The claim is so vague as to be nonsensical and has no evidence. Jacobs and McManus turn to statistics and 180-year old dictionary definitions, then, to shore up their belief in the innate superiority of children from traditional marriages to those from gay or single-parent marriages. First, in 1828, Noah Webster claimed that marriage was between a man and a woman. In 1828 that was true. How many of us would rather live in the civil and legal conditions of the 19th century, when blacks could be enslaved, woman could not vote or own property and policy was entirely in the hands of well-to-do white men? It is absurd to cite an 1828 entry on marriage and evidence of the authors’ desire not to maintain any semblance of contemporary relevance in the face of their negative bias.

Next, children from “fatherless homes” (according to which “federal statistics”?) are more likely to commit a flurry of violent crimes. What is lost in this conflation is that lesbian couples make up a vanishingly small proportion of “fatherless homes,” and so all of those harrowing visions of rapists, murderers, carjackers, and pedophiles emerge in the readers mind as they falsely imagine that “fatherless homes” means “lesbian homes.” In 99 cases out of 100, the statistics speak to single-mother households (of heterosexual women), which are often under severe financial, social and time pressure.

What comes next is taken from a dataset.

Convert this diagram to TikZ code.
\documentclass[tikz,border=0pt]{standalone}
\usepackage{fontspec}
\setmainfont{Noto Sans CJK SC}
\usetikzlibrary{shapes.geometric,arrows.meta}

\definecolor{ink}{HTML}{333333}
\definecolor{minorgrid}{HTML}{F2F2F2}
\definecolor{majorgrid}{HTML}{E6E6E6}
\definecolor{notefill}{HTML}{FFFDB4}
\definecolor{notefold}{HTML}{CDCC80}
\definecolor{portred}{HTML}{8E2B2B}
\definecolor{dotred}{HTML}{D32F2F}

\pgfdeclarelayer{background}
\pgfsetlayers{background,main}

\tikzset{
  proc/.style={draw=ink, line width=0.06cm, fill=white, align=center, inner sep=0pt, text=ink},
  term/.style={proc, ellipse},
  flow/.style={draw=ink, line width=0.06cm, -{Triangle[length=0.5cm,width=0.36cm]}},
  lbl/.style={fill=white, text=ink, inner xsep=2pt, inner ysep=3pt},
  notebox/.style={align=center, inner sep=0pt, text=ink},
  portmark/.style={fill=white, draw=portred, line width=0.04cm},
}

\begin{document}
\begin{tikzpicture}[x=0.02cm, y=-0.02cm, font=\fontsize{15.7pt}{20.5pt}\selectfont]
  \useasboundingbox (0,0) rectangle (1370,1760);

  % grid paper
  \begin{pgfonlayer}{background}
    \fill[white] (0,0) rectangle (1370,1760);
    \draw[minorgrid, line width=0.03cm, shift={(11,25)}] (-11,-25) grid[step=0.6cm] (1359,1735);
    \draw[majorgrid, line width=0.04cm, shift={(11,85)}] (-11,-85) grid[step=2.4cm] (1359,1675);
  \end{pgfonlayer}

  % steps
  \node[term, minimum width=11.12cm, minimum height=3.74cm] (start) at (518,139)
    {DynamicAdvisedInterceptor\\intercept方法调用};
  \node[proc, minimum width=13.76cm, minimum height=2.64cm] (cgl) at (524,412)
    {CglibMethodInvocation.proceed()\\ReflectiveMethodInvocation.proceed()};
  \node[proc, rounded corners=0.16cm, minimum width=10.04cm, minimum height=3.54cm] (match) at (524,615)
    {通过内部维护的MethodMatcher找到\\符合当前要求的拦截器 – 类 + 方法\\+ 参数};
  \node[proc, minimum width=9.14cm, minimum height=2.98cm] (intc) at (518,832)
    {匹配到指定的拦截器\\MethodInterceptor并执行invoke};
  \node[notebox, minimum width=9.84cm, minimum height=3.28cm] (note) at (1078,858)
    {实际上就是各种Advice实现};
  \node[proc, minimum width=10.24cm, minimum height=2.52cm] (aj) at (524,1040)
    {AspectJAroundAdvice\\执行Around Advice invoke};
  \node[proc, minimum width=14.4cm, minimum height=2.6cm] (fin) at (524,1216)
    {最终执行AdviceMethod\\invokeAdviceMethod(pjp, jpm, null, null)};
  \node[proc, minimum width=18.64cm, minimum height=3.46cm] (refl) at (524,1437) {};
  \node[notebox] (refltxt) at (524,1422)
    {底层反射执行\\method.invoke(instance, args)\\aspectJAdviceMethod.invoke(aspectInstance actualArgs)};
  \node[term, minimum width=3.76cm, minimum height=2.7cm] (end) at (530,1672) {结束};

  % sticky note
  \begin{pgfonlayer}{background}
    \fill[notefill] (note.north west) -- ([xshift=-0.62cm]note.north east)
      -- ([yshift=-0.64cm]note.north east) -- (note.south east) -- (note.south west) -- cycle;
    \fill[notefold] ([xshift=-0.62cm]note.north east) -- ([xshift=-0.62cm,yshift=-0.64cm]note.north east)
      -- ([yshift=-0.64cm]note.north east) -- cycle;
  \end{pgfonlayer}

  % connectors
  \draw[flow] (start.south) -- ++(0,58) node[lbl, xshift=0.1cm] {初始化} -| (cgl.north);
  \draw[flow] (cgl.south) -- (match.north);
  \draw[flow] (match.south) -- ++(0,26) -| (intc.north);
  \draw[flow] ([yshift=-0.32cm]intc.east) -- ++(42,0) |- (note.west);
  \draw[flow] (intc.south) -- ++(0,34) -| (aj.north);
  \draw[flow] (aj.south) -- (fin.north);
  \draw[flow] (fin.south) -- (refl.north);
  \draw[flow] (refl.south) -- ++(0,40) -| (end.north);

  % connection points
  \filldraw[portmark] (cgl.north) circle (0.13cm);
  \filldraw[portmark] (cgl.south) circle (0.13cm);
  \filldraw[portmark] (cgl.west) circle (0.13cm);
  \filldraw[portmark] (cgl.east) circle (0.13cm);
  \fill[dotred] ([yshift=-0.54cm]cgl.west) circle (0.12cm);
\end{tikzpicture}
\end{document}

In Jacobs and McManus’s order of things, we are hopelessly tied to an outdated, hate-driven, fear-driven society that would choose to ostracize a fair minority (10 percent) in order to entertain the desires of prejudiced individuals against anything other than man-plus-woman relationships. That is not the future, it is the oppressive past.

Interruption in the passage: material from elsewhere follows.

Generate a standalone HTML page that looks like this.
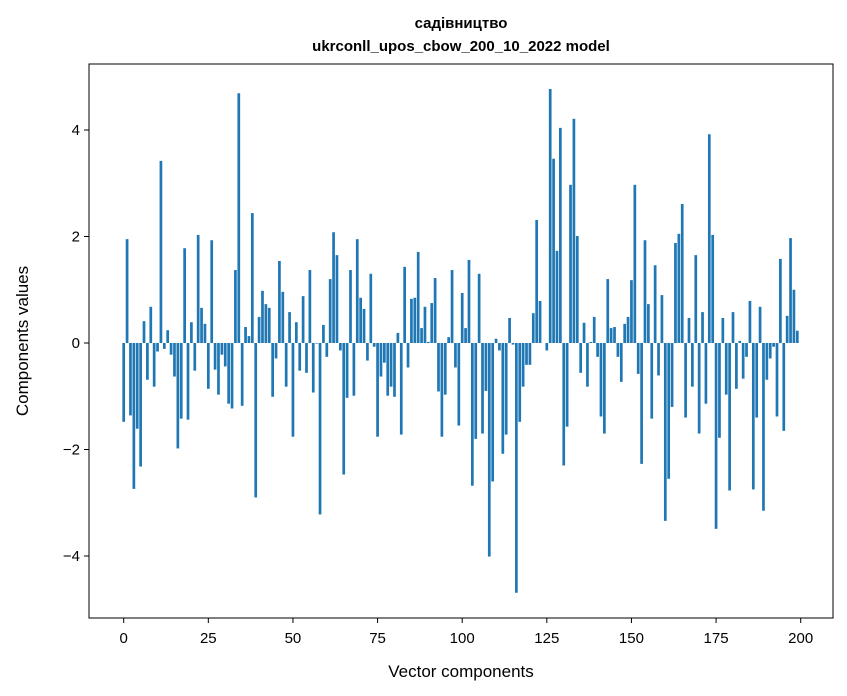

The increasing acceptance of gay and lesbian individuals in our society is demonstrated by younger citizens, who will not tolerate their elders’ prejudices. Fortunately, there are organizations that provide support to gay families who, by civil law, do not receive equal benefits as heterosexual couples — such as Rainbow Families DC.

Do not be fooled by the “Dr.” crowning Ruth Jacobs’ name. This article has no science, only a quiver of hateful sentiments guided by obsolete doctrine. It should be used in high school English classes to demonstrate rhetorical fallacies.